**TASK DETAILS:** Skip every picture, and extract verbatim the lines from the line containing "Rebuild this chart as a Python script, using seaborn" to the line containing "import pandas as pd", both lines included.

Records with drawing code

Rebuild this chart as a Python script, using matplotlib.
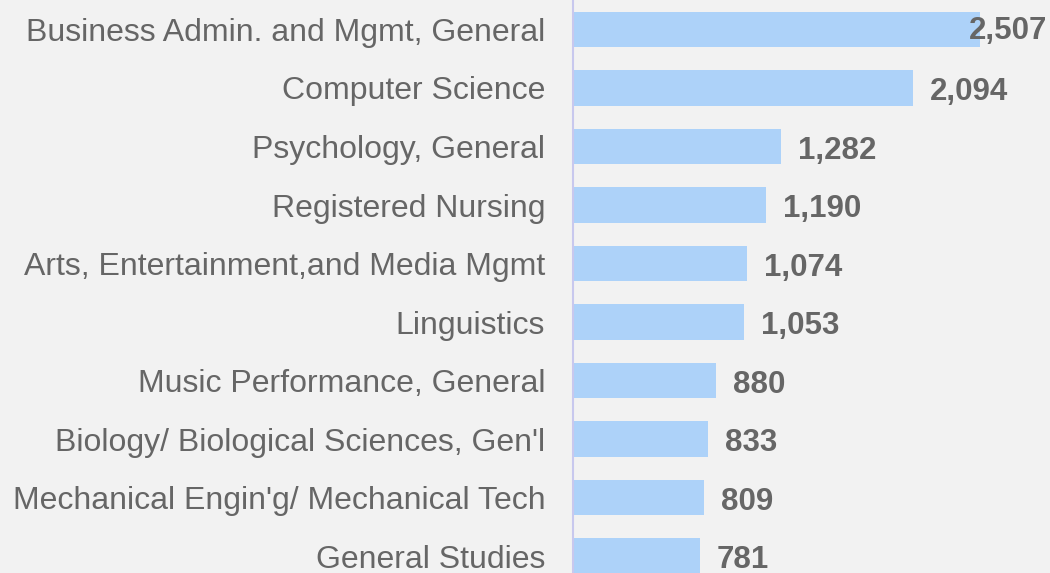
import matplotlib.pyplot as plt

# datos del gráfico
carreras = ["Business Admin. and Mgmt, General", "Computer Science", "Psychology, General",
            "Registered Nursing", "Arts, Entertainment,and Media Mgmt", "Linguistics",
            "Music Performance, General", "Biology/ Biological Sciences, Gen'l",
            "Mechanical Engin'g/ Mechanical Tech", "General Studies"]
valores = [2507, 2094, 1282, 1190, 1074, 1053, 880, 833, 809, 781]

fondo = "#F2F2F2"
gris = "#666666"

plt.rcParams['font.family'] = ['Liberation Sans', 'DejaVu Sans']

fig = plt.figure(figsize=(10.5, 5.73), dpi=100, facecolor=fondo)
ax = fig.add_axes([573 / 1050, 0, 1 - 573 / 1050, 1], facecolor=fondo)

pos = list(range(len(carreras)))
ax.barh(pos, valores, height=0.6, color="#ADD2F9")

xmax = 2938
ax.set_xlim(0, xmax)
ax.set_ylim(9.29, -0.504)

for p, v in zip(pos, valores):
    texto = f"{v:,}"
    if v > 2400:
        ax.annotate(texto, (xmax, p), xytext=(-2, -1), textcoords="offset points",
                    ha="right", va="center", fontsize=22.5, fontweight="bold", color=gris)
    else:
        ax.annotate(texto, (v, p), xytext=(12, -3), textcoords="offset points",
                    ha="left", va="center", fontsize=22.5, fontweight="bold", color=gris)

ax.set_yticks(pos)
ax.set_yticklabels(carreras, fontsize=23, color=gris)
ax.tick_params(axis="y", length=0, pad=20)
ax.set_xticks([])

for lado in ["top", "right", "bottom"]:
    ax.spines[lado].set_visible(False)
ax.spines["left"].set_color("#C8C8EE")
ax.spines["left"].set_linewidth(1.5)

plt.savefig("out.png", facecolor=fondo)
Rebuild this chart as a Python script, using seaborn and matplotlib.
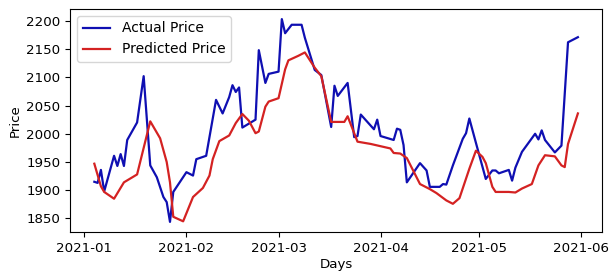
import matplotlib
matplotlib.use('Agg')
import matplotlib.pyplot as plt
import seaborn as sns
import pandas as pd

# Gia thuc te (doc tu bieu do)
actual_dates = ['2021-01-04', '2021-01-05', '2021-01-06', '2021-01-07', '2021-01-10', '2021-01-11',
                '2021-01-12', '2021-01-13', '2021-01-14', '2021-01-17', '2021-01-19', '2021-01-21',
                '2021-01-23', '2021-01-25', '2021-01-26', '2021-01-27', '2021-01-28', '2021-02-01',
                '2021-02-03', '2021-02-04', '2021-02-06', '2021-02-07', '2021-02-10', '2021-02-12',
                '2021-02-14', '2021-02-15', '2021-02-16', '2021-02-17', '2021-02-18', '2021-02-22',
                '2021-02-23', '2021-02-25', '2021-02-26', '2021-03-01', '2021-03-02', '2021-03-03',
                '2021-03-05', '2021-03-08', '2021-03-09', '2021-03-12', '2021-03-14', '2021-03-17',
                '2021-03-18', '2021-03-19', '2021-03-22', '2021-03-24', '2021-03-25', '2021-03-26',
                '2021-03-30', '2021-03-31', '2021-04-01', '2021-04-05', '2021-04-06', '2021-04-07',
                '2021-04-08', '2021-04-09', '2021-04-13', '2021-04-15', '2021-04-16', '2021-04-19',
                '2021-04-20', '2021-04-21', '2021-04-23', '2021-04-26', '2021-04-27', '2021-04-28',
                '2021-04-30', '2021-05-03', '2021-05-05', '2021-05-06', '2021-05-07', '2021-05-10',
                '2021-05-11', '2021-05-12', '2021-05-14', '2021-05-18', '2021-05-19', '2021-05-20',
                '2021-05-21', '2021-05-24', '2021-05-26', '2021-05-28', '2021-05-31']
actual_price = [1915, 1913, 1936, 1898, 1961, 1943,
                1964, 1943, 1989, 2020, 2102, 1944,
                1923, 1888, 1879, 1844, 1897, 1932,
                1926, 1955, 1959, 1961, 2060, 2036,
                2065, 2086, 2074, 2082, 2011, 2025,
                2148, 2090, 2106, 2110, 2203, 2178,
                2193, 2193, 2170, 2113, 2104, 2012,
                2085, 2067, 2090, 1994, 1996, 2034,
                2008, 2025, 1996, 1989, 2009, 2007,
                1980, 1914, 1948, 1935, 1906, 1906,
                1911, 1910, 1944, 1991, 2001, 2027,
                1984, 1920, 1935, 1935, 1930, 1936,
                1917, 1940, 1968, 2000, 1990, 2006,
                1989, 1967, 1979, 2162, 2171]

# Gia du doan
pred_dates = ['2021-01-04', '2021-01-06', '2021-01-07', '2021-01-10', '2021-01-13', '2021-01-17',
              '2021-01-21', '2021-01-24', '2021-01-26', '2021-01-27', '2021-01-28', '2021-01-31',
              '2021-02-03', '2021-02-06', '2021-02-08', '2021-02-09', '2021-02-11', '2021-02-14',
              '2021-02-16', '2021-02-18', '2021-02-20', '2021-02-22', '2021-02-23', '2021-02-25',
              '2021-02-26', '2021-03-01', '2021-03-03', '2021-03-04', '2021-03-07', '2021-03-09',
              '2021-03-12', '2021-03-14', '2021-03-17', '2021-03-21', '2021-03-22', '2021-03-25',
              '2021-03-29', '2021-04-01', '2021-04-04', '2021-04-05', '2021-04-07', '2021-04-09',
              '2021-04-13', '2021-04-16', '2021-04-18', '2021-04-21', '2021-04-23', '2021-04-25',
              '2021-04-28', '2021-04-30', '2021-05-02', '2021-05-03', '2021-05-05', '2021-05-06',
              '2021-05-10', '2021-05-12', '2021-05-14', '2021-05-17', '2021-05-19', '2021-05-21',
              '2021-05-24', '2021-05-26', '2021-05-27', '2021-05-28', '2021-05-31']
pred_price = [1947, 1907, 1897, 1885, 1914, 1928,
              2022, 1992, 1950, 1914, 1853, 1845,
              1888, 1904, 1926, 1955, 1987, 1997,
              2019, 2035, 2023, 2001, 2004, 2048,
              2057, 2063, 2114, 2130, 2138, 2144,
              2117, 2102, 2021, 2021, 2031, 1986,
              1982, 1978, 1974, 1966, 1965, 1957,
              1911, 1902, 1895, 1882, 1876, 1886,
              1938, 1970, 1959, 1948, 1906, 1897,
              1897, 1896, 1903, 1911, 1944, 1962,
              1960, 1944, 1941, 1982, 2036]

df_actual = pd.DataFrame({'Days': pd.to_datetime(actual_dates), 'Price': actual_price})
df_pred = pd.DataFrame({'Days': pd.to_datetime(pred_dates), 'Price': pred_price})

plt.rcParams['font.size'] = 9.6

fig = plt.figure(figsize=(6.1, 2.72), dpi=100)
ax = fig.add_axes([0.115, 0.147, 0.872, 0.82])
sns.lineplot(data=df_actual, x='Days', y='Price', color='#0f0fb2', lw=1.6, label='Actual Price', ax=ax)
sns.lineplot(data=df_pred, x='Days', y='Price', color='#d42222', lw=1.6, label='Predicted Price', ax=ax)
ax.set_xlabel('Days', labelpad=2)
ax.set_ylabel('Price', labelpad=3)
ax.legend(loc='upper left', fontsize=10)
plt.savefig('out.png', dpi=100)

**OUTPUT OF THE EXERCISE:**
Rebuild this chart as a Python script, using seaborn and matplotlib.
import matplotlib
matplotlib.use('Agg')
import matplotlib.pyplot as plt
import seaborn as sns
import pandas as pd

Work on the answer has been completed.